» PROVIDED MATERIAL
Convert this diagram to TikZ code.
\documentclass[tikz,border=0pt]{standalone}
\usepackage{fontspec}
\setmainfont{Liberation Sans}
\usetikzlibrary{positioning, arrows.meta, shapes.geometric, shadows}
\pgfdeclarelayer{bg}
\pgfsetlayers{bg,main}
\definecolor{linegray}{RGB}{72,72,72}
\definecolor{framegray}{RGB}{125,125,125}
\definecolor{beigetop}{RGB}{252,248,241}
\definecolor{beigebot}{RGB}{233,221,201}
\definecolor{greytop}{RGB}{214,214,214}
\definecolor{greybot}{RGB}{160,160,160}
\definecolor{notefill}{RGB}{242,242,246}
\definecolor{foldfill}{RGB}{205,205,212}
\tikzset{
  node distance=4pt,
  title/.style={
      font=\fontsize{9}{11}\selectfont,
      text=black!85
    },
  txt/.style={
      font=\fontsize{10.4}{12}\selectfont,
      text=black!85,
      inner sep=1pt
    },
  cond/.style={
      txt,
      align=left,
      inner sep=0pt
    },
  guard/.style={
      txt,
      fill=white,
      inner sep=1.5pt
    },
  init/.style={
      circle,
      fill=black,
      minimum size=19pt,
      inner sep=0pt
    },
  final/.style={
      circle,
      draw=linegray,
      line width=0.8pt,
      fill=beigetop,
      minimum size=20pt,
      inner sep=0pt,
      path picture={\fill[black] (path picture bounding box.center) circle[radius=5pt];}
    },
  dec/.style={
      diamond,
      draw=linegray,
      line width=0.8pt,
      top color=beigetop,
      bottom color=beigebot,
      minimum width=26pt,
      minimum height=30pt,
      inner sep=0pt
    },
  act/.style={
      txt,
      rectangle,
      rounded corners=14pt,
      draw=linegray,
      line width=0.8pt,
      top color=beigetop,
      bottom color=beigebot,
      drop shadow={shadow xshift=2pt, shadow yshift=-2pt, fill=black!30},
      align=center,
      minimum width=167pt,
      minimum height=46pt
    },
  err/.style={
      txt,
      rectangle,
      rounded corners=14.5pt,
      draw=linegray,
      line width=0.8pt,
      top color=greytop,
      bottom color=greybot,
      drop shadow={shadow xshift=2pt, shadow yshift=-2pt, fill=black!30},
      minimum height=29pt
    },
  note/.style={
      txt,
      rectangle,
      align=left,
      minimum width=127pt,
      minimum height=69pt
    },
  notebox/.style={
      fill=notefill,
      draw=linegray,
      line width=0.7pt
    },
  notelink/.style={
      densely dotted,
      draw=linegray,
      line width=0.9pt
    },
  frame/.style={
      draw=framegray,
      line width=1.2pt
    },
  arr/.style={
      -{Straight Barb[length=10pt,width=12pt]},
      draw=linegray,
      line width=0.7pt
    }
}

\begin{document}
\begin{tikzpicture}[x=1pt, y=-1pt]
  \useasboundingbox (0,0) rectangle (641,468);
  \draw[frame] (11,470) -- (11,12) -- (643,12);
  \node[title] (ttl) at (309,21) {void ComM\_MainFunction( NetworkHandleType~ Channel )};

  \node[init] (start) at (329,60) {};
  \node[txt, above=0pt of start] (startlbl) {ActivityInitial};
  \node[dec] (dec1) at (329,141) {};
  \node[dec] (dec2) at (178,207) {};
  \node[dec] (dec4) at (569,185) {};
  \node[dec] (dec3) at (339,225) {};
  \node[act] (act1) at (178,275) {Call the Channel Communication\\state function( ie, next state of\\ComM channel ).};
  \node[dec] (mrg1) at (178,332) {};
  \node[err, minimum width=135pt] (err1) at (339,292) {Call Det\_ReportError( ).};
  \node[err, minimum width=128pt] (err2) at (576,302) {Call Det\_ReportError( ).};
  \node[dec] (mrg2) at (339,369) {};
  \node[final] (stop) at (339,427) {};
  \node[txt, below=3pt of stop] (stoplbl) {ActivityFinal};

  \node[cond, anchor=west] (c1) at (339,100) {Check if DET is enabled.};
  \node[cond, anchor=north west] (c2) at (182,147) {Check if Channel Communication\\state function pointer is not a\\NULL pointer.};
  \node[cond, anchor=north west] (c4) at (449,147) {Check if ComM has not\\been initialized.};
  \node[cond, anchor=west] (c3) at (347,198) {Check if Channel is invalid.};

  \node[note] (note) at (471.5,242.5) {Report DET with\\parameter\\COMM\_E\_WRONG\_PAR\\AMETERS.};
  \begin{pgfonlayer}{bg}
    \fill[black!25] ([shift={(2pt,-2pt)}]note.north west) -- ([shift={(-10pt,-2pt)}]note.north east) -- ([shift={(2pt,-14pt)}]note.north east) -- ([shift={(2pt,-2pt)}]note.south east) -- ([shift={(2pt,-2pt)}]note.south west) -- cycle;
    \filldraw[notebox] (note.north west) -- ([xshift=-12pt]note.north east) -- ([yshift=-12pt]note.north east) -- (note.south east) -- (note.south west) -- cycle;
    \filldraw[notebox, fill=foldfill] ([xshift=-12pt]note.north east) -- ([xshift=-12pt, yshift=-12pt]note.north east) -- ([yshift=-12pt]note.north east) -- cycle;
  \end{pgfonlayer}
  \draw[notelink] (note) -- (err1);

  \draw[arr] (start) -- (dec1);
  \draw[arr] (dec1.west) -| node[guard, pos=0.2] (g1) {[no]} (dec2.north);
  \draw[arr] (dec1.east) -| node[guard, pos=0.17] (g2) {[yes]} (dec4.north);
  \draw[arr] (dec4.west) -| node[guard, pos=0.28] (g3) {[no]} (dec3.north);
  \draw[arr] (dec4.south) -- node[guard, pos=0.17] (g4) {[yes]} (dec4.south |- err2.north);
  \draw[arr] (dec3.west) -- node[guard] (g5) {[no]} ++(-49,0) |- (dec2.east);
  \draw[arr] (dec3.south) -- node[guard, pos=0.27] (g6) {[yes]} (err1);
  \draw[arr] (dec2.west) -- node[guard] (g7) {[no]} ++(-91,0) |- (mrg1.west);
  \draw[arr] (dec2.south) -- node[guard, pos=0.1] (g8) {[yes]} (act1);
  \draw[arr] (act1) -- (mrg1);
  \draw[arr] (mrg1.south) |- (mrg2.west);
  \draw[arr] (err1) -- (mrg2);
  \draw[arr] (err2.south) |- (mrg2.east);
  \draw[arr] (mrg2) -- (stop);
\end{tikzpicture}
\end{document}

» STATED EXERCISE
Reproduce the material precisely, including every line.

» EXERCISE RESULT
Convert this diagram to TikZ code.
\documentclass[tikz,border=0pt]{standalone}
\usepackage{fontspec}
\setmainfont{Liberation Sans}
\usetikzlibrary{positioning, arrows.meta, shapes.geometric, shadows}
\pgfdeclarelayer{bg}
\pgfsetlayers{bg,main}
\definecolor{linegray}{RGB}{72,72,72}
\definecolor{framegray}{RGB}{125,125,125}
\definecolor{beigetop}{RGB}{252,248,241}
\definecolor{beigebot}{RGB}{233,221,201}
\definecolor{greytop}{RGB}{214,214,214}
\definecolor{greybot}{RGB}{160,160,160}
\definecolor{notefill}{RGB}{242,242,246}
\definecolor{foldfill}{RGB}{205,205,212}
\tikzset{
  node distance=4pt,
  title/.style={
      font=\fontsize{9}{11}\selectfont,
      text=black!85
    },
  txt/.style={
      font=\fontsize{10.4}{12}\selectfont,
      text=black!85,
      inner sep=1pt
    },
  cond/.style={
      txt,
      align=left,
      inner sep=0pt
    },
  guard/.style={
      txt,
      fill=white,
      inner sep=1.5pt
    },
  init/.style={
      circle,
      fill=black,
      minimum size=19pt,
      inner sep=0pt
    },
  final/.style={
      circle,
      draw=linegray,
      line width=0.8pt,
      fill=beigetop,
      minimum size=20pt,
      inner sep=0pt,
      path picture={\fill[black] (path picture bounding box.center) circle[radius=5pt];}
    },
  dec/.style={
      diamond,
      draw=linegray,
      line width=0.8pt,
      top color=beigetop,
      bottom color=beigebot,
      minimum width=26pt,
      minimum height=30pt,
      inner sep=0pt
    },
  act/.style={
      txt,
      rectangle,
      rounded corners=14pt,
      draw=linegray,
      line width=0.8pt,
      top color=beigetop,
      bottom color=beigebot,
      drop shadow={shadow xshift=2pt, shadow yshift=-2pt, fill=black!30},
      align=center,
      minimum width=167pt,
      minimum height=46pt
    },
  err/.style={
      txt,
      rectangle,
      rounded corners=14.5pt,
      draw=linegray,
      line width=0.8pt,
      top color=greytop,
      bottom color=greybot,
      drop shadow={shadow xshift=2pt, shadow yshift=-2pt, fill=black!30},
      minimum height=29pt
    },
  note/.style={
      txt,
      rectangle,
      align=left,
      minimum width=127pt,
      minimum height=69pt
    },
  notebox/.style={
      fill=notefill,
      draw=linegray,
      line width=0.7pt
    },
  notelink/.style={
      densely dotted,
      draw=linegray,
      line width=0.9pt
    },
  frame/.style={
      draw=framegray,
      line width=1.2pt
    },
  arr/.style={
      -{Straight Barb[length=10pt,width=12pt]},
      draw=linegray,
      line width=0.7pt
    }
}

\begin{document}
\begin{tikzpicture}[x=1pt, y=-1pt]
  \useasboundingbox (0,0) rectangle (641,468);
  \draw[frame] (11,470) -- (11,12) -- (643,12);
  \node[title] (ttl) at (309,21) {void ComM\_MainFunction( NetworkHandleType~ Channel )};

  \node[init] (start) at (329,60) {};
  \node[txt, above=0pt of start] (startlbl) {ActivityInitial};
  \node[dec] (dec1) at (329,141) {};
  \node[dec] (dec2) at (178,207) {};
  \node[dec] (dec4) at (569,185) {};
  \node[dec] (dec3) at (339,225) {};
  \node[act] (act1) at (178,275) {Call the Channel Communication\\state function( ie, next state of\\ComM channel ).};
  \node[dec] (mrg1) at (178,332) {};
  \node[err, minimum width=135pt] (err1) at (339,292) {Call Det\_ReportError( ).};
  \node[err, minimum width=128pt] (err2) at (576,302) {Call Det\_ReportError( ).};
  \node[dec] (mrg2) at (339,369) {};
  \node[final] (stop) at (339,427) {};
  \node[txt, below=3pt of stop] (stoplbl) {ActivityFinal};

  \node[cond, anchor=west] (c1) at (339,100) {Check if DET is enabled.};
  \node[cond, anchor=north west] (c2) at (182,147) {Check if Channel Communication\\state function pointer is not a\\NULL pointer.};
  \node[cond, anchor=north west] (c4) at (449,147) {Check if ComM has not\\been initialized.};
  \node[cond, anchor=west] (c3) at (347,198) {Check if Channel is invalid.};

  \node[note] (note) at (471.5,242.5) {Report DET with\\parameter\\COMM\_E\_WRONG\_PAR\\AMETERS.};
  \begin{pgfonlayer}{bg}
    \fill[black!25] ([shift={(2pt,-2pt)}]note.north west) -- ([shift={(-10pt,-2pt)}]note.north east) -- ([shift={(2pt,-14pt)}]note.north east) -- ([shift={(2pt,-2pt)}]note.south east) -- ([shift={(2pt,-2pt)}]note.south west) -- cycle;
    \filldraw[notebox] (note.north west) -- ([xshift=-12pt]note.north east) -- ([yshift=-12pt]note.north east) -- (note.south east) -- (note.south west) -- cycle;
    \filldraw[notebox, fill=foldfill] ([xshift=-12pt]note.north east) -- ([xshift=-12pt, yshift=-12pt]note.north east) -- ([yshift=-12pt]note.north east) -- cycle;
  \end{pgfonlayer}
  \draw[notelink] (note) -- (err1);

  \draw[arr] (start) -- (dec1);
  \draw[arr] (dec1.west) -| node[guard, pos=0.2] (g1) {[no]} (dec2.north);
  \draw[arr] (dec1.east) -| node[guard, pos=0.17] (g2) {[yes]} (dec4.north);
  \draw[arr] (dec4.west) -| node[guard, pos=0.28] (g3) {[no]} (dec3.north);
  \draw[arr] (dec4.south) -- node[guard, pos=0.17] (g4) {[yes]} (dec4.south |- err2.north);
  \draw[arr] (dec3.west) -- node[guard] (g5) {[no]} ++(-49,0) |- (dec2.east);
  \draw[arr] (dec3.south) -- node[guard, pos=0.27] (g6) {[yes]} (err1);
  \draw[arr] (dec2.west) -- node[guard] (g7) {[no]} ++(-91,0) |- (mrg1.west);
  \draw[arr] (dec2.south) -- node[guard, pos=0.1] (g8) {[yes]} (act1);
  \draw[arr] (act1) -- (mrg1);
  \draw[arr] (mrg1.south) |- (mrg2.west);
  \draw[arr] (err1) -- (mrg2);
  \draw[arr] (err2.south) |- (mrg2.east);
  \draw[arr] (mrg2) -- (stop);
\end{tikzpicture}
\end{document}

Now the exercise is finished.